§ **DATA EXTRACT**
_ _ _

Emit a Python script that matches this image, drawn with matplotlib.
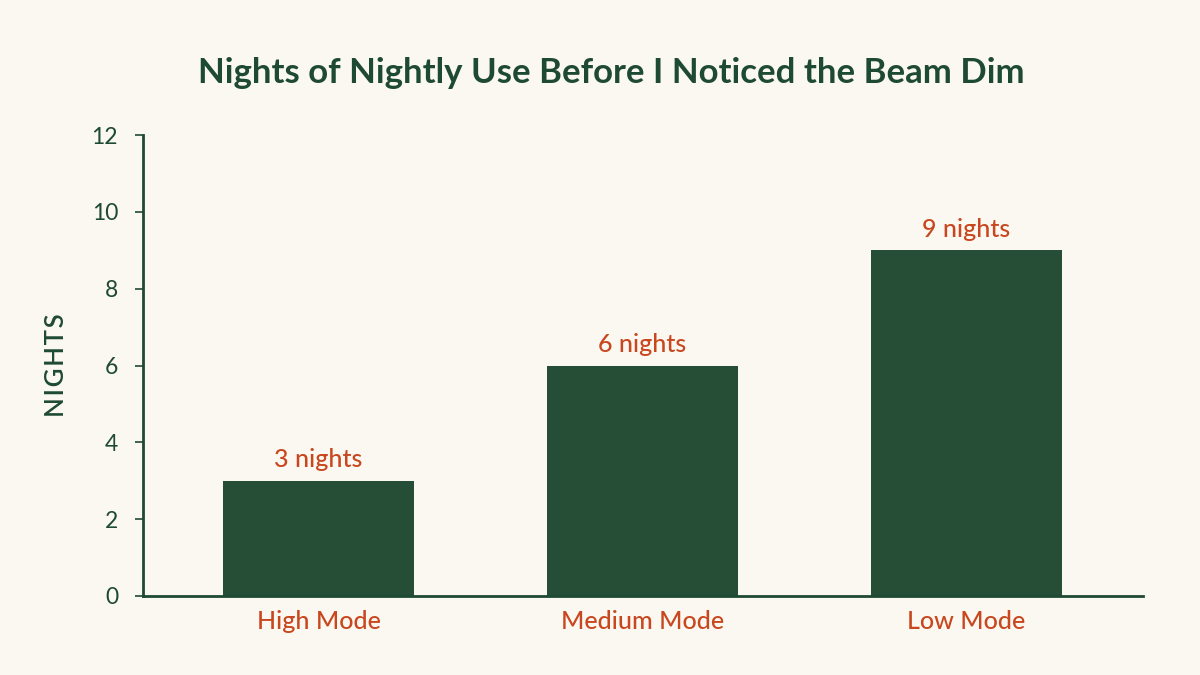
import matplotlib.pyplot as plt

modes = ["High Mode", "Medium Mode", "Low Mode"]
nights = [3, 6, 9]
value_labels = ["3 nights", "6 nights", "9 nights"]
y_ticks = [0, 2, 4, 6, 8, 10, 12]

bg = "#FBF8F1"
green = "#264D36"
dark = "#1F4A32"
orange = "#C8471E"

plt.rcParams['font.family'] = ['Lato', 'DejaVu Sans']

fig = plt.figure(figsize=(12, 6.75), dpi=100, facecolor=bg)
ax = fig.add_axes([143 / 1200, 1 - 596 / 675, 1000 / 1200, 461 / 675])
ax.set_facecolor(bg)

x = list(range(len(modes)))
ax.bar(x, nights, width=0.59, color=green, zorder=2)

# value labels above the bars
for xi, v, lab in zip(x, nights, value_labels):
    ax.text(xi, v + 0.25, lab, ha='center', va='bottom', fontsize=18,
            color=orange, fontweight='medium')

ax.set_xlim(-0.542, 2.545)
ax.set_ylim(0, 12)
ax.set_xticks(x)
ax.set_xticklabels(modes, fontsize=18, color=orange, fontweight='medium')
ax.set_yticks(y_ticks)
ax.tick_params(axis='x', length=0, pad=10)
ax.tick_params(axis='y', length=6, width=1.2, color=dark, labelcolor=dark,
               labelsize=16.5, pad=12)

for side in ['top', 'right']:
    ax.spines[side].set_visible(False)
for side in ['left', 'bottom']:
    ax.spines[side].set_color(dark)
    ax.spines[side].set_linewidth(2)

ax.set_ylabel("N\u200aI\u200aG\u200aH\u200aT\u200aS", fontsize=18.5, color=dark,
              fontweight='semibold', labelpad=16)

fig.text(611 / 1200, 1 - 73 / 675, "Nights of Nightly Use Before I Noticed the Beam Dim",
         ha='center', va='center', fontsize=25, fontweight='bold', color=dark)

fig.savefig("out.png", dpi=100, facecolor=bg)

_ _ _

§ **EXERCISE**
Write out the listing above again, exactly, but with no pictures in the copy.

§ **REPLY TO THE EXERCISE**
Emit a Python script that matches this image, drawn with matplotlib.
import matplotlib.pyplot as plt

modes = ["High Mode", "Medium Mode", "Low Mode"]
nights = [3, 6, 9]
value_labels = ["3 nights", "6 nights", "9 nights"]
y_ticks = [0, 2, 4, 6, 8, 10, 12]

bg = "#FBF8F1"
green = "#264D36"
dark = "#1F4A32"
orange = "#C8471E"

plt.rcParams['font.family'] = ['Lato', 'DejaVu Sans']

fig = plt.figure(figsize=(12, 6.75), dpi=100, facecolor=bg)
ax = fig.add_axes([143 / 1200, 1 - 596 / 675, 1000 / 1200, 461 / 675])
ax.set_facecolor(bg)

x = list(range(len(modes)))
ax.bar(x, nights, width=0.59, color=green, zorder=2)

# value labels above the bars
for xi, v, lab in zip(x, nights, value_labels):
    ax.text(xi, v + 0.25, lab, ha='center', va='bottom', fontsize=18,
            color=orange, fontweight='medium')

ax.set_xlim(-0.542, 2.545)
ax.set_ylim(0, 12)
ax.set_xticks(x)
ax.set_xticklabels(modes, fontsize=18, color=orange, fontweight='medium')
ax.set_yticks(y_ticks)
ax.tick_params(axis='x', length=0, pad=10)
ax.tick_params(axis='y', length=6, width=1.2, color=dark, labelcolor=dark,
               labelsize=16.5, pad=12)

for side in ['top', 'right']:
    ax.spines[side].set_visible(False)
for side in ['left', 'bottom']:
    ax.spines[side].set_color(dark)
    ax.spines[side].set_linewidth(2)

ax.set_ylabel("N\u200aI\u200aG\u200aH\u200aT\u200aS", fontsize=18.5, color=dark,
              fontweight='semibold', labelpad=16)

fig.text(611 / 1200, 1 - 73 / 675, "Nights of Nightly Use Before I Noticed the Beam Dim",
         ha='center', va='center', fontsize=25, fontweight='bold', color=dark)

fig.savefig("out.png", dpi=100, facecolor=bg)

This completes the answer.